Introducing a demand management capability through a demand management model enhances an organization’s ability to forecast for internal projects or operations. An effective demand management model not only needs to assess the demand for services against the current supply of labor, but it should also identify the scope and timing of required supplemental labor.
With this information, business leaders can work with HR to develop a talent roadmap aligned with their operations or project portfolio.

Before an HR staff can know the type of resources they will need to hire, they need the business to present them with reliable estimates of the workload in coming years. To understand workload better, leaders should:

Understand the business needs.

  • How many projects/how much work will need to be completed?
  • What skills are required to complete the work?
  • How many people does the work require?

Understand key dates.

  • When do the projects start?
  • How long will they last?
  • What key milestone dates must be met?

Understand the current resource pool.

  • How many different types or roles?
  • How many people per role?
  • How many people are internal versus external?
  • When do contracts end?
  • How many openings exist? Of those, how many are funded?

With a clear understanding of the workload and resource needs, HR can more easily build a talent roadmap to hire, train, and redeploy employees. With information that is as accurate as possible, the HR staff can determine whether they need to hire more resources for a role to match the workload, while also determining whether those people should be full-time or contract staff.

Sometimes hiring new people is unnecessary. Consider the situation where the organization has a surplus of resources in one role compared to the demand. In those cases, the HR staff could find it acceptable to retrain people and redeploy them to serve in a role where a shortage exists.
Having this roadmap is crucial to shielding the organization from market forces such as a tighter labor market. If hiring managers can more easily identify hard-to-source roles early on, they can devote more time to determining how to quickly bring those resources into the organization, perhaps by refreshing their hiring process or requesting increased funding to attract top talent.

As annual planning becomes ongoing planning, estimates will improve. The organization will gain experience in modeling demand versus supply to plan its talent roadmap. This will increase employee engagement and utilization and, ultimately, enhance the effectiveness and productivity of project portfolios.

Collecting all of this information can be time consuming at first, but it will eventually save time and money. To ensure that the talent roadmap is always accurate, HR and other business units should maintain an ongoing dialogue to see that priorities have not changed and roadmaps look the same. It is better to have estimates and make ongoing refinements than to lead a rudderless organization. The organization will be prepared to adjust to changing market forces. It will minimize wasted time on late projects and the delayed realization of benefits.

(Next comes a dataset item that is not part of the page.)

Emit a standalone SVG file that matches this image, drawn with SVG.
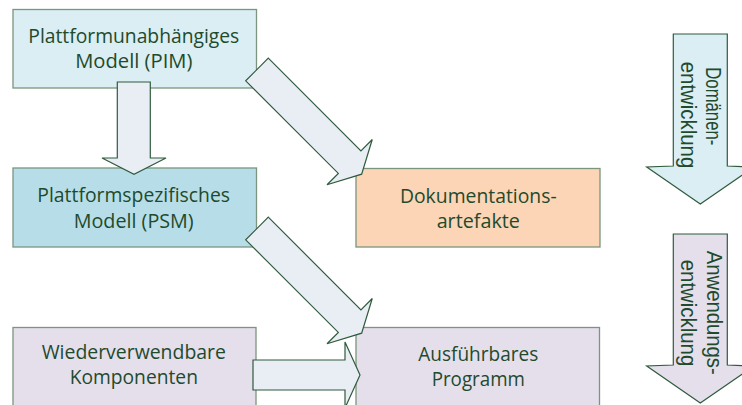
<svg xmlns="http://www.w3.org/2000/svg" width="742" height="405" viewBox="0 0 742 405">
  <defs>
    <style>
      .box { stroke: #7B957F; stroke-width: 1.3; }
      .pim { fill: #DAEEF3; }
      .psm { fill: #B7DEE8; }
      .doc { fill: #FBD5B5; }
      .lav { fill: #E5DFEC; }
      .lbl { font-family: "Open Sans", "Noto Sans", sans-serif; font-size: 20px; fill: #1F4A2C; text-anchor: middle; }
      .side { font-family: "Liberation Sans", Arial, sans-serif; font-size: 21.5px; fill: #1F4A2C; }
      .arrow { fill: #E9EEF5; stroke: #2F5B3C; stroke-width: 1.2; stroke-linejoin: miter; }
      .phase { stroke: #2F5B3C; stroke-width: 1.2; }
    </style>
    <!-- block arrow along +x, origin at the middle of the tail -->
    <polygon id="diag" points="0,-16 131,-16 131,-32 148,0 131,32 131,16 0,16"/>
  </defs>

  <!-- phase arrows on the right -->
  <g id="domaenen">
    <polygon class="phase pim" points="673.3,34 727.3,34 727.3,166 754,167 700.3,204 646.7,167 673.3,166"/>
    <text class="side" transform="translate(706,67.3) rotate(90)" textLength="78" lengthAdjust="spacingAndGlyphs">Domänen-</text>
    <text class="side" transform="translate(680.5,61.7) rotate(90)" textLength="106.6" lengthAdjust="spacingAndGlyphs">entwicklung</text>
  </g>
  <g id="anwendung">
    <polygon class="phase lav" points="673.3,234 727.3,234 727.3,365 754,366 700.3,403 646.7,366 673.3,365"/>
    <text class="side" transform="translate(706.5,250.7) rotate(90)" textLength="124" lengthAdjust="spacingAndGlyphs">Anwendungs-</text>
    <text class="side" transform="translate(680.5,259.7) rotate(90)" textLength="106.6" lengthAdjust="spacingAndGlyphs">entwicklung</text>
  </g>

  <!-- model and artefact boxes -->
  <g id="pim">
    <rect class="box pim" x="13" y="9.5" width="243.5" height="78.5"/>
    <text class="lbl" x="133.8" y="43.3" textLength="211" lengthAdjust="spacingAndGlyphs">Plattformunabhängiges</text>
    <text class="lbl" x="133.8" y="68.3" textLength="117.3" lengthAdjust="spacingAndGlyphs">Modell (PIM)</text>
  </g>
  <g id="psm">
    <rect class="box psm" x="13" y="168" width="243.5" height="79"/>
    <text class="lbl" x="133.7" y="201.7" textLength="192.7" lengthAdjust="spacingAndGlyphs">Plattformspezifisches</text>
    <text class="lbl" x="133.7" y="228" textLength="120" lengthAdjust="spacingAndGlyphs">Modell (PSM)</text>
  </g>
  <g id="doku">
    <rect class="box doc" x="356" y="168.5" width="244" height="78.5"/>
    <text class="lbl" x="478.3" y="202.7" textLength="156.7" lengthAdjust="spacingAndGlyphs">Dokumentations-</text>
    <text class="lbl" x="478.3" y="228.3" textLength="83.3" lengthAdjust="spacingAndGlyphs">artefakte</text>
  </g>
  <g id="komponenten">
    <rect class="box lav" x="13" y="327.5" width="243" height="90"/>
    <text class="lbl" x="133.8" y="358.6" textLength="184.3" lengthAdjust="spacingAndGlyphs">Wiederverwendbare</text>
    <text class="lbl" x="133.8" y="383.6" textLength="128.3" lengthAdjust="spacingAndGlyphs">Komponenten</text>
  </g>
  <g id="programm">
    <rect class="box lav" x="356" y="327.5" width="243.5" height="90"/>
    <text class="lbl" x="478.3" y="361" textLength="120" lengthAdjust="spacingAndGlyphs">Ausführbares</text>
    <text class="lbl" x="478.3" y="386" textLength="93.3" lengthAdjust="spacingAndGlyphs">Programm</text>
  </g>

  <!-- connectors -->
  <g id="connectors">
    <polygon class="arrow" points="117.3,82 150.3,82 150.3,158 166,158 134,174.3 102,158 117.3,158"/>
    <use href="#diag" class="arrow" transform="translate(257,69.5) rotate(45)"/>
    <use href="#diag" class="arrow" transform="translate(257,228.5) rotate(45)"/>
    <polygon class="arrow" points="253,360 345,360 345,342 360,375 345,408 345,390 253,390"/>
  </g>
</svg>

While this may seem like a large undertaking, organizations can take smaller steps to move in the right direction. First, seek to better understand your organization’s planning process to determine if it occurs yearly or throughout the year. Also, take stock of the parties involved: Do conversations happen in a silo, or are they more centralized? Is HR involved in any of the key conversations that deal with resources? Does the larger organization have its own strategic priorities or roadmap? As the answers to these questions become clear, it will be easier to determine how to start developing a talent roadmap.